В приложении к книге Грозный отмечает, что Вейднер, «который, видимо, с лета 1915 года пересмотрел свои взгляды», признает, что нельзя более отрицать наличие «известных элементов арийского в хеттском языке». Грозный объясняет эту перемену во взглядах Вейднера знакомством последнего с его собственной статьей — «Предварительным сообщением». В одном из примечаний Грозный, не обвиняя Вейднера прямо, дает понять, формулируя соответствующим образом вопросы, что Вейднер довольно бесцеремонным образом заимствовал некоторые его выводы, «не упоминая по возможности его имени».
Такие враждебные выпады неприглядны, но понятны. При этом взгляды Вейднера в то время, когда все еще топтались на месте, не были лишены основания. Грозный должен был признать, что хеттский язык содержит и чужеродные, очевидно кавказские, элементы. С одной стороны, он говорит: «Настоящая работа Вейднера, с точки зрения хеттологии, должна быть признана в целом, к сожалению, неудовлетворительной». Но, с другой стороны, он вынужден добавить: «Работа эта тем не менее небезынтересна». Вейднер с «точки зрения ассириологии» способствовал «в некоторых случаях более полному пониманию слов, чем это имело место в прежних исследованиях».
Впрочем, бессмысленно останавливаться подробно на этих спорах. Гораздо важнее для нас процитировать мнение нестора исследователей древнего мира — Эдуарда Мейера, которое он высказал во введении к книге Грозного: «Ни одно из тех интереснейших открытий, которые во всех направлениях расширили и углубили наши знания о древнейшей истории и культуре человечества, возникших на основе раскопок, предпринятых Германским обществом ориентологии, не может по значению и масштабам сравниться с открытием, которое публикует здесь господин профессор Грозный».
Не только археолог, извлекающий на свет золотые сокровища и мумии мертвых царей, может пережить волнующую минуту, когда будто чудом оживает прошлое. Это может испытать и человек, сидящий за письменным столом, когда, размышляя над каким-то предложением в тексте, он вдруг ощущает дрожь, вызываемую обращением, как бы направленным к нему из недр могильников.
И в этом не следует видеть одно лишь филологические педантство.

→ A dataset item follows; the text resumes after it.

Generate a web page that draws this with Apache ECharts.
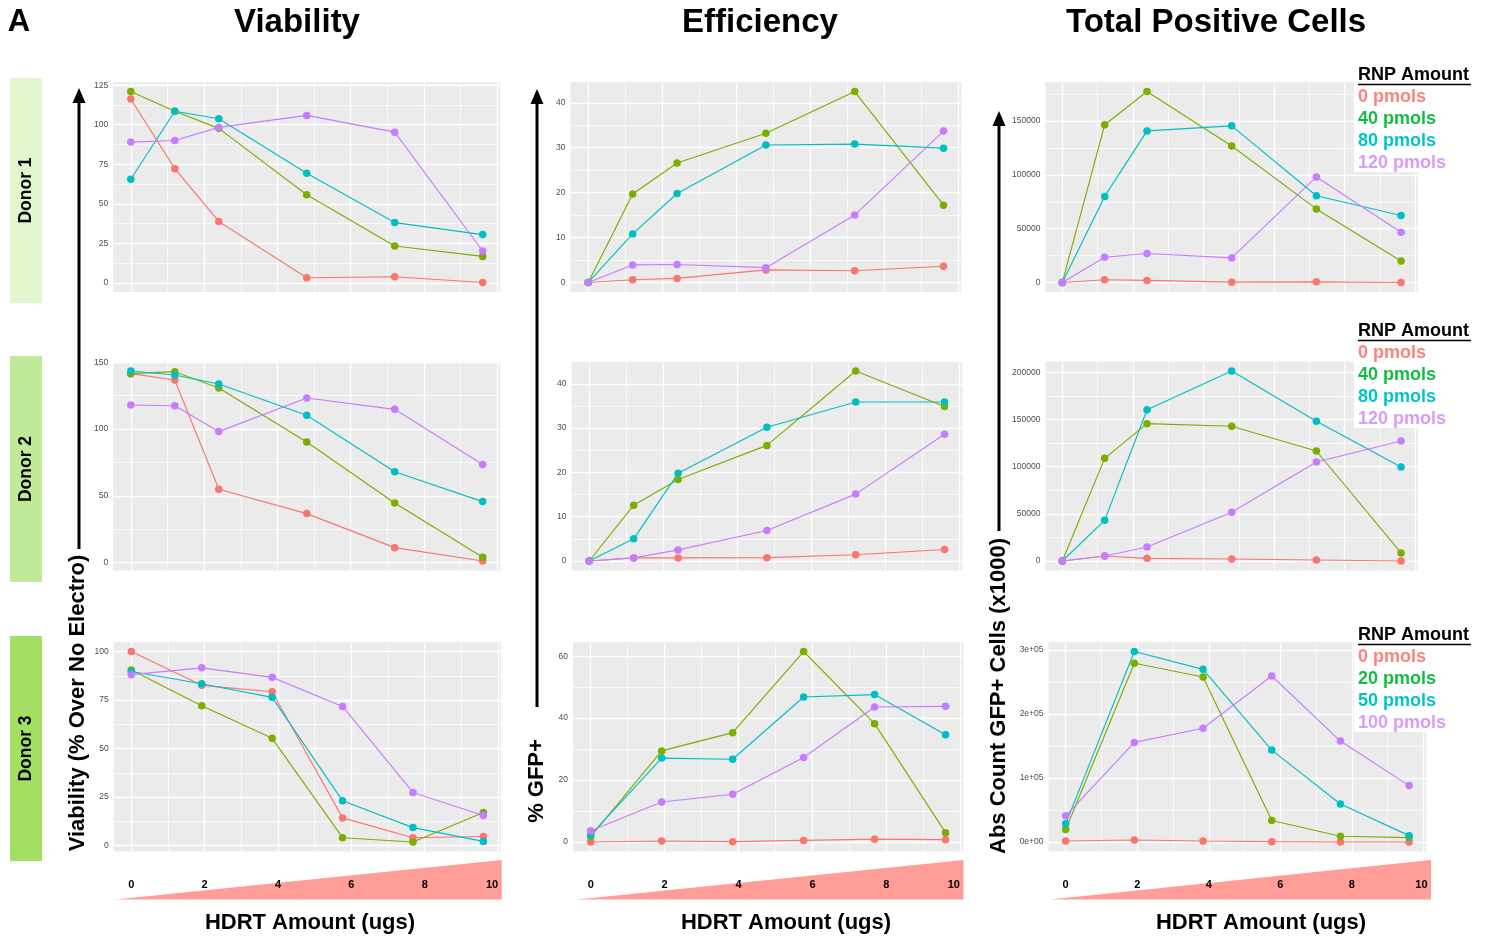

Разве слово «есть», когда оно звучит как призыв, не означает голод? Разве слово «вода», произнесенное в пустыне, не означает жажду?
Каков же исторический процесс, когда через три тысячи лет крик истомленного жаждой хетта понятен как фризу, обитающему сегодня на берегу Северного моря, так и пенсильванцу-голландцу, живущему на восточном побережье Америки!

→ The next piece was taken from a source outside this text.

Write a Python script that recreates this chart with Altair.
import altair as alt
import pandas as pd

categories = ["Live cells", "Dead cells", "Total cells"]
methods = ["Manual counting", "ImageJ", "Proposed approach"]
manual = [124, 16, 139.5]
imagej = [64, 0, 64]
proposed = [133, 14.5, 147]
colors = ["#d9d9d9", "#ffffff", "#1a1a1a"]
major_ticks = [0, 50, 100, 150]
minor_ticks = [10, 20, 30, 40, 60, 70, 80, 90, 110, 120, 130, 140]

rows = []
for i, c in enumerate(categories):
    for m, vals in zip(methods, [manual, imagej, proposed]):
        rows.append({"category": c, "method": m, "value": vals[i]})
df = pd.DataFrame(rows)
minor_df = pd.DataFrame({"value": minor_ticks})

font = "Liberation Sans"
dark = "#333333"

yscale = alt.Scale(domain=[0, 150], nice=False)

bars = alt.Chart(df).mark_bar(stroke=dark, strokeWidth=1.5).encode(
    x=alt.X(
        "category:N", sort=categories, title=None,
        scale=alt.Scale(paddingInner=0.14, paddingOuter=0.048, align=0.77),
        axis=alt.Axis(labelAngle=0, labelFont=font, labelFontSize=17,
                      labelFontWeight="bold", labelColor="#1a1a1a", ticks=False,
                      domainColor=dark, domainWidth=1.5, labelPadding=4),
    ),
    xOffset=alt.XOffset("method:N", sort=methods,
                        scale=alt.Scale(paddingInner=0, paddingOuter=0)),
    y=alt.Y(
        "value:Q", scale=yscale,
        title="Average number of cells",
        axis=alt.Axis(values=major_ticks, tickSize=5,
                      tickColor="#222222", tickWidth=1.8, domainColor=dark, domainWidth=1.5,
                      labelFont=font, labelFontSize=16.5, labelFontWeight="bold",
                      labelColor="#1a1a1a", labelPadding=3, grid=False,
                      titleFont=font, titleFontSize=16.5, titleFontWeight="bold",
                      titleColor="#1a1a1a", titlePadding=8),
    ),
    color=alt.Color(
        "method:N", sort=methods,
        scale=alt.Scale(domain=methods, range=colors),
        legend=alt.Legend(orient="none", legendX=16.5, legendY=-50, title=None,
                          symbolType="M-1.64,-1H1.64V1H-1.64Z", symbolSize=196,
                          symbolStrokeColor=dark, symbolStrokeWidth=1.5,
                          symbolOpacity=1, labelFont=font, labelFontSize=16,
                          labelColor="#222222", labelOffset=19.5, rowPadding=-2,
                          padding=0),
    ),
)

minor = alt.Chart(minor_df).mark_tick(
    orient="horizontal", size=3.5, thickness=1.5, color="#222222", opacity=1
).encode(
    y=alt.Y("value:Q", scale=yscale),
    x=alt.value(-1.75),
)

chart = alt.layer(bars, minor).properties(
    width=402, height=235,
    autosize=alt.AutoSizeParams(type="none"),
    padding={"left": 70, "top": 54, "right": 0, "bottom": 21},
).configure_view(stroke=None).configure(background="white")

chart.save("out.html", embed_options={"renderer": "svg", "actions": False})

Говорили ли хетты по-хеттски?
Расшифровка хеттского письма, сделанная Грозным, дала возможность прочитать вторую часть государственного архива из Хаттусаса. Напомним еще раз: часть бесчисленных глиняных табличек, обнаруженных при раскопках в Богазкёе в 1906–1912 годах, оказалось возможным расшифровать на месте. С этой работой справился Винклер, так как государственные записи хетты вели на заимствованном языке, а именно на дипломатическом языке того времени, аккадском (который уже давно прочитан), и вавилоно-ассирийской клинописью, расшифрованной несколькими десятилетиями ранее.
Однако другая часть, которая была написана хеттами также заимствованной клинописью, но на их собственном языке, была прочитана Грозным только теперь. Закон и право, религия и медицина, деяния королей и народов, обычаи и нравы находили свое выражение на языке самого народа.
Не должна ли была история народа предстать теперь в более ярком свете?
Конечно. Но едва только появилась расшифровка Грозного, как возникли новые проблемы, а с ними и новые дискуссии.
Прежде всего крайне недовольными оказались историки, занимавшиеся древностью. Утверждение о том, что индоевропейцы господствовали в Малой Азии, никак не соответствовало существовавшим концепциям. Не без насмешки историки спрашивали филологов, откуда же тогда должны были прийти индоевропейцы. Это был вопрос, заданный по неверному адресу, так как на него могли ответить лишь сами историки.
Затем в спор против дешифровщиков хеттских письмен вступили индоевропеисты. И это было неизбежно, ибо Грозный, который сам не был индоевропеистом, в лихорадке открытия во многих случаях дал увлечь себя на скользкий путь спорных научных допущений, особенно в том, что касалось родства слов. Очевидной была необходимость поправок, что, однако, не умаляло оригинальности его открытий.